California

Coworker #1: Did Jim* tell you that you had to sniff these to make sure the sensors weren’t burnt?
Coworker #2: Sniff what?
Coworker #1: These units.
Coworker #2: No, Jim did not ask if I would sniff units.

133 Aviation Boulevard
Santa Rosa, California

Girl #1: Let’s prank someone.
Girl #2: Oh! We can call and say, ‘Is your refrigerator running?’
Girl #1: Exactly!
Girl #2: … I forget the punch line to that one.
Girl #1: Yeah… me, too.

330 Garden Street
Santa Barbara, California

Overheard by: Violet White

Third grader: Teacher, Tameka* is being nasty.
Teacher: What do you mean?
Third grader: I asked Eric* to use his dictionary, and she started laughing.
Teacher: Which means…?
Third grader: She was thinking something nasty.
Teacher: You mean, you can read her mind?
Third grader: I don’t know how to explain…
Teacher: Did she say anything out loud?
Third grader: No, but she was thinking nasty stuff.

2351 East Redwood Road
Ceres, California

Overheard by: an observing teacher

TA: Okay, I want you all to close your eyes and imagine a woman. Now, what does she look like? Give me features.
Student #1: She has dark hair.
TA: Okay, good. Anything else?
Student #2, enthusiastically: She’s naked!

301 Heller Drive
Santa Cruz, California

High school girl: I’m gonna name a cheese after you, Mr. L.*!
Mr. L.: If you actually had the power to do that, I’d be very flattered.

West Santa Clara Street
Arcadia, California

Overheard by: The Know It All

Manager: We really need some good ideas that senior management can throw darts at.
Underling: Hmmm…
Manager: Yeah, they don’t know what they want, but they’ll know when they see it. Then they’ll have something to throw darts at.

San Diego, California

Engineer: Is your boss in?
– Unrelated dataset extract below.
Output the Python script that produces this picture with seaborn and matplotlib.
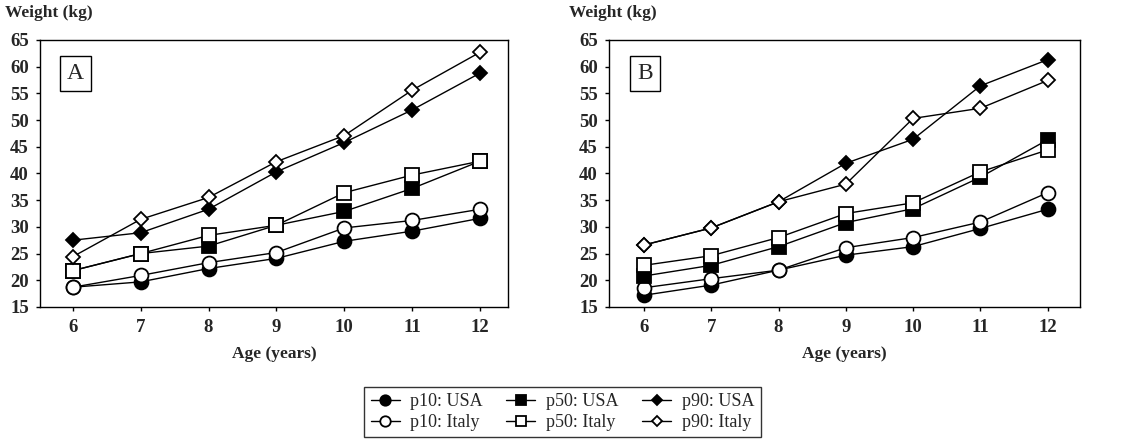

We have a problem — we have a little Aryan friend up on the second floor.
QA tech: No, he’s on vacation… Wait — we have what?
Engineer: A little Aryan friend flying around on the second floor.
QA tech: … Ohhh — ‘avian.’
Engineer: Yeah, what did I say?

Modesto, California

Overheard by: That’s not my job.

Manager: Man, you guys from Alabama are hard-core putting someone getting the chair on the back of your quarter.
Boss from Alabama: That’s not someone getting the chair — that’s Helen Keller!
Manager: You guys electrocuted Helen Keller?!

Campus Point Drive
San Diego, California

Voice on PA: Can we get a customer service in the women’s room?

Safeway
Gilroy, California

Overheard by: mind in the gutter

Coworker: Every time he gets out of jail I end up pregnant.